MaterialsResearchers develop paper that is stronger than steel

Published 25 April 2011

Work by Australian researchers is a step forward in the development of a material that has the potential to revolutionize the automotive, aviation, electrical, and optical industries; the composite material based on graphite that is a thin as paper and ten times stronger than steel

Steel is a very strong material, used where strength is important. Steel is also heavy, so things that are strengthened with steel tend to be heavy. Thus, parts of airplanes are made of steel because of the demanding conditions in which airplanes operate – but this also makes planes heavy gas-guzzlers which are expensive to operate. Battle-field tanks also use a lot of steel to protect the crew, but this makes them heavy and slow.

There may be a solution. Scientists from the University of Technology Sydney have reported remarkable results in developing a composite material based on graphite that is a thin as paper and ten times stronger than steel.

In work recently published in the Journal of Applied Physics., a UTS research team supervised by Professor Guoxiu Wang has developed reproducible test results and nanostructural samples of graphene paper, a material with the potential to revolutionize the automotive, aviation, electrical, and optical industries.

A University of Technology-Sydney release notes that graphene paper (GP) is a material that can be processed, reshaped, and reformed from its original raw material state - graphite. Researchers at UTS have successfully milled the raw graphite by purifying and filtering it with chemicals to reshape and reform it into nano-structured configurations which are then processed into sheets as thin as paper.

These graphene nanosheet stacks consist of monolayer hexagonal carbon lattices and are placed in perfectly arranged laminar structures which give them exceptional thermal, electrical and mechanical properties.

Using a synthesized method and heat treatment, the UTS research team has produced material with extraordinary bending, rigidity, and hardness mechanical properties.
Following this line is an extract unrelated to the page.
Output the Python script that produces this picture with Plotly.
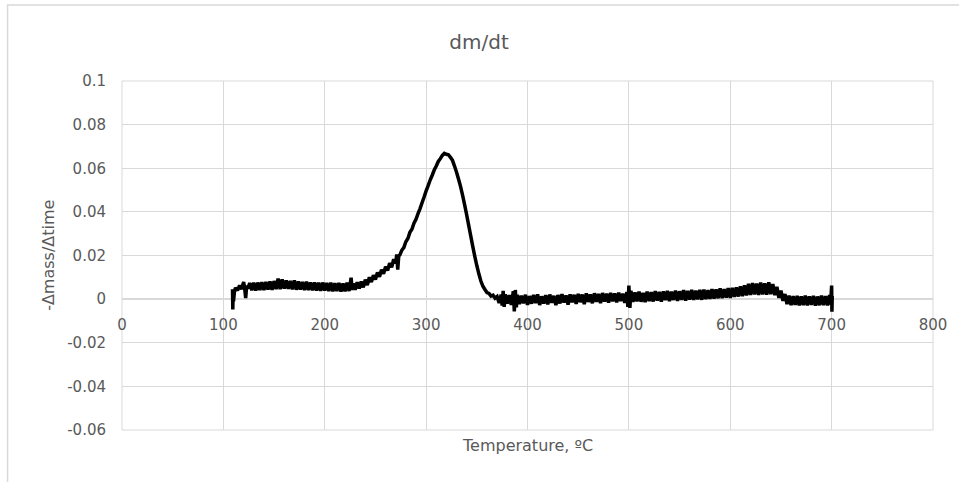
import plotly.graph_objects as go

# ---------------- data ----------------
# values of -dmass/dtime are given in units of 1e-3 (milli) and converted below
seg1_temp = [109, 109.3, 109.6, 110, 111, 112, 114, 116, 118, 120, 121, 122, 123, 124,
             126, 128, 130, 132, 134, 136, 138, 140, 142, 144,
             146, 148, 150, 152, 154, 156, 158, 160, 162, 164,
             166, 168, 170, 172, 174, 176, 178, 180, 182, 184,
             186, 188, 190, 192, 194, 196, 198, 200, 202, 204,
             206, 208, 210, 212, 214, 216, 218, 220, 222, 224,
             226, 227, 228, 230, 232, 234, 236, 238]
seg1_milli = [4.5, -4.7, 3.5, -1.0, 3.8, 5.2, 4.0, 6.3, 4.6, 7.8, 5.0, 0.5, 6.2, 4.8,
              7.4, 4.1, 7.5, 3.9, 7.6, 4.2, 7.8, 4.2, 7.9, 4.4,
              8.1, 4.3, 8.3, 4.6, 9.4, 4.6, 9.1, 4.8, 8.6, 4.7,
              8.4, 4.5, 8.6, 4.3, 8.1, 4.4, 7.9, 4.1, 8.0, 4.2,
              7.6, 4.0, 7.7, 3.9, 7.5, 3.8, 7.6, 3.9, 7.4, 3.7,
              7.5, 3.6, 7.3, 3.7, 7.4, 3.5, 7.2, 3.6, 7.5, 3.7,
              9.8, 4.2, 7.2, 4.3, 7.7, 4.9, 8.1, 5.4]

seg2_temp = [240, 242, 244, 246, 248, 250, 252, 254, 256, 258, 260, 262, 264, 266, 268, 270,
             271, 272, 273, 274,
             276, 278, 280, 282, 284, 286, 288, 290, 292, 294,
             296, 298, 300, 302, 304, 306, 308, 310, 312, 314,
             316, 318, 320, 322, 324, 326, 328, 330, 332, 334,
             336, 338, 340, 342, 344, 346, 348, 350, 352, 354,
             356, 358, 360, 362, 364, 366, 368, 370]
seg2_milli = [8.9, 6.4, 10.0, 7.8, 11.0, 9.0, 12.2, 10.3, 13.5, 11.6, 14.9, 13.1, 16.5, 14.6, 18.3, 16.4,
              20.5, 13.5, 19.8, 20.2,
              22.4, 23.6, 26.3, 27.8, 30.6, 32.0, 34.8, 36.6, 39.2, 41.5,
              44.2, 46.8, 49.6, 52.0, 54.6, 56.8, 59.2, 61.0, 63.1, 64.4,
              65.9, 66.8, 66.4, 66.2, 65.0, 63.6, 61.0, 58.2, 55.0, 51.6,
              47.6, 43.2, 38.6, 33.8, 29.0, 24.2, 19.6, 15.4, 11.6, 8.3,
              5.9, 4.4, 3.0, 2.6, 1.4, 1.8, 0.4, 1.2]

seg3_temp = [372, 374, 375, 376, 377, 378, 380, 382, 384, 386, 387, 388, 389, 390,
             392, 394, 396, 398, 400, 402, 404, 406, 408, 410,
             412, 414, 416, 418, 420, 422, 424, 426, 428, 430,
             432, 434, 436, 438, 440, 442, 444, 446, 448, 450,
             452, 454, 456, 458, 460, 462, 464, 466, 468, 470,
             472, 474, 476, 478, 480, 482, 484, 486, 488, 490,
             492, 494, 496, 498]
seg3_milli = [-1.8, 2.0, -3.0, 3.8, -3.6, 2.2, -2.1, 1.8, -2.6, 3.6, -5.6, 4.2, -3.8, 1.9,
              -2.3, 1.6, -1.9, 2.0, -2.6, 1.4, -2.1, 1.9, -1.8, 2.2,
              -2.7, 1.3, -2.0, 1.8, -2.4, 2.1, -1.7, 1.5, -2.8, 1.9,
              -2.0, 2.3, -1.6, 1.7, -2.5, 2.2, -1.5, 2.0, -2.2, 2.4,
              -1.4, 2.1, -2.3, 2.6, -1.3, 2.2, -1.9, 2.7, -1.2, 2.4,
              -1.8, 2.8, -1.1, 2.5, -1.6, 2.9, -1.0, 2.6, -1.5, 3.0,
              -0.9, 2.5, -1.7, 3.2]

seg4_temp = [499, 500, 501, 502,
             504, 506, 508, 510, 512, 514, 516, 518, 520, 522,
             524, 526, 528, 530, 532, 534, 536, 538, 540, 542,
             544, 546, 548, 550, 552, 554, 556, 558, 560, 562,
             564, 566, 568, 570, 572, 574, 576, 578, 580, 582,
             584, 586, 588, 590, 592, 594, 596, 598, 600, 602,
             604, 606, 608, 610, 612, 614, 616, 618, 620, 622,
             624, 626, 628, 630, 632, 634, 636, 638, 640, 642,
             644, 646, 648, 650, 652, 654, 656, 658, 660, 662,
             664, 666, 668, 670, 672, 674, 676, 678, 680, 682,
             684, 686, 688, 690, 692, 694, 696, 698,
             699, 700, 700.3, 700.6]
seg4_milli = [-3.6, 6.2, -4.0, 3.8,
              -1.3, 3.1, -1.0, 3.4, -1.2, 2.9, -1.4, 3.5, -0.9, 3.2,
              -1.1, 3.7, -0.7, 3.3, -1.2, 3.6, -0.5, 3.8, -0.9, 3.4,
              -0.4, 3.9, -0.8, 3.6, -0.3, 4.1, -0.7, 3.8, -0.2, 4.2,
              -0.4, 3.9, -0.1, 4.3, -0.3, 4.4, 0.0, 4.1, 0.1, 4.6,
              0.2, 4.5, 0.4, 4.9, 0.5, 4.6, 0.7, 5.1, 0.6, 5.2,
              1.0, 5.4, 1.2, 5.8, 1.4, 6.3, 1.7, 7.0, 1.9, 7.4,
              2.1, 7.1, 1.9, 7.6, 2.2, 7.3, 2.0, 7.7, 2.3, 6.9,
              1.8, 5.6, 0.6, 3.9, -0.8, 2.3, -2.3, 1.6, -2.8, 1.4,
              -2.6, 1.5, -2.9, 1.2, -2.7, 1.6, -2.9, 1.3, -2.6, 1.5,
              -3.0, 1.2, -2.8, 1.6, -2.7, 1.4, -2.9, 1.8,
              -2.5, 6.2, -5.8, 1.5]

x_ticks = [0, 100, 200, 300, 400, 500, 600, 700, 800]
x_tick_labels = ["0", "100", "200", "300", "400", "500", "600", "700", "800"]
y_ticks = [-0.06, -0.04, -0.02, 0, 0.02, 0.04, 0.06, 0.08, 0.1]
y_tick_labels = ["-0.06", "-0.04", "-0.02", "0", "0.02", "0.04", "0.06", "0.08", "0.1"]

title_text = "dm/dt"
x_title = "Temperature, ºC"
y_title = "-Δmass/Δtime"

x_min, x_max = 0, 800
y_min, y_max = -0.06, 0.1

# ---------------- figure ----------------
temperature = seg1_temp + seg2_temp + seg3_temp + seg4_temp
dmdt = [v / 1000.0 for v in (seg1_milli + seg2_milli + seg3_milli + seg4_milli)]

GRID = "#d9d9d9"
TEXT = "#595959"
FONT = "DejaVu Sans"

fig = go.Figure()
fig.add_trace(go.Scatter(
    x=temperature, y=dmdt, mode="lines",
    line=dict(color="#000000", width=3.5, simplify=False),
    hoverinfo="x+y", showlegend=False,
))

zero_frac = (0 - y_min) / (y_max - y_min)

fig.update_layout(
    width=959, height=482,
    margin=dict(l=122, r=22, t=81, b=52),
    paper_bgcolor="white", plot_bgcolor="white",
    font=dict(family=FONT, color=TEXT, size=15),
    showlegend=False,
    title=dict(text=title_text, xref="container", x=479 / 959, xanchor="center",
               yref="container", y=1 - 42 / 482, yanchor="middle",
               font=dict(family=FONT, size=20, color=TEXT)),
    xaxis=dict(range=[x_min, x_max], tickvals=x_ticks, ticktext=x_tick_labels,
               showgrid=True, gridcolor=GRID, gridwidth=1, zeroline=False,
               showline=False, ticks="", anchor="free", position=zero_frac,
               tickfont=dict(family=FONT, size=15, color=TEXT), ticklabelstandoff=15),
    yaxis=dict(range=[y_min, y_max], tickvals=y_ticks, ticktext=y_tick_labels,
               showgrid=True, gridcolor=GRID, gridwidth=1, zeroline=True,
               zerolinecolor=GRID, zerolinewidth=1.5, showline=False, ticks="",
               tickfont=dict(family=FONT, size=15, color=TEXT), ticklabelstandoff=15),
)

# plot frame
fig.add_shape(type="rect", xref="paper", yref="paper", x0=0, x1=1, y0=0, y1=1,
              line=dict(color=GRID, width=1), layer="below")
# chart border (outer frame, partially outside the visible window)
fig.add_shape(type="rect", xref="paper", yref="paper",
              x0=(7 - 122) / 815, x1=(966 - 122) / 815,
              y0=(430 - 492) / 349, y1=(430 - 5) / 349,
              line=dict(color=GRID, width=1.5))

fig.add_annotation(text=x_title, xref="paper", yref="paper", x=0.5, y=(430 - 446) / 349,
                   xanchor="center", yanchor="middle", showarrow=False,
                   font=dict(family=FONT, size=16, color=TEXT))
fig.add_annotation(text=y_title, xref="paper", yref="paper", x=(48 - 122) / 815, y=0.5,
                   xanchor="center", yanchor="middle", textangle=-90, showarrow=False,
                   font=dict(family=FONT, size=16, color=TEXT))

fig.write_html("out.html", config={"displayModeBar": False},
               post_script="document.body.style.margin='0';")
Compared to steel, the prepared GP is six times lighter, five to six times lower density, two times harder with ten times higher tensile strength and thirteen times higher bending rigidity.

Lead researcher Ali Reza Ranjbartoreh said, “No one else has used a similar production and heat testing method to find and carry out such exceptional mechanical properties for graphene paper. We are definitely well ahead of other research societies.”

The exceptional mechanical properties of synthesized GP render it a promising material for commercial and engineering applications.

Not only is it lighter, stronger, harder and more flexible than steel it is also a recyclable and sustainable manufacturable product that is eco-friendly and cost effective in its use.”

Ranjbartoreh said the results promise great benefits for the use of graphene paper in the automotive and aviation industries, allowing the development of lighter and stronger cars and planes that use less fuel, generate less pollution, are cheaper to run, and ecologically sustainable.

He said large aerospace companies such as Boeing have already started to replace metals with carbon fibers and carbon-based materials, and graphene paper with its incomparable mechanical properties would be the next material for them to explore.

The UTS release reports that the production of GP from graphite also provides a remarkable amount of added value for the mining, material processing, and manufacturing industries in Australia. In the last decade, metals have increasingly and rapidly been replaced with carbon-based materials.

Australian mines have large graphite resources making the new material a favorable option to industry as an economical, home-grown and world-class technological advancement for mass production and industrial application.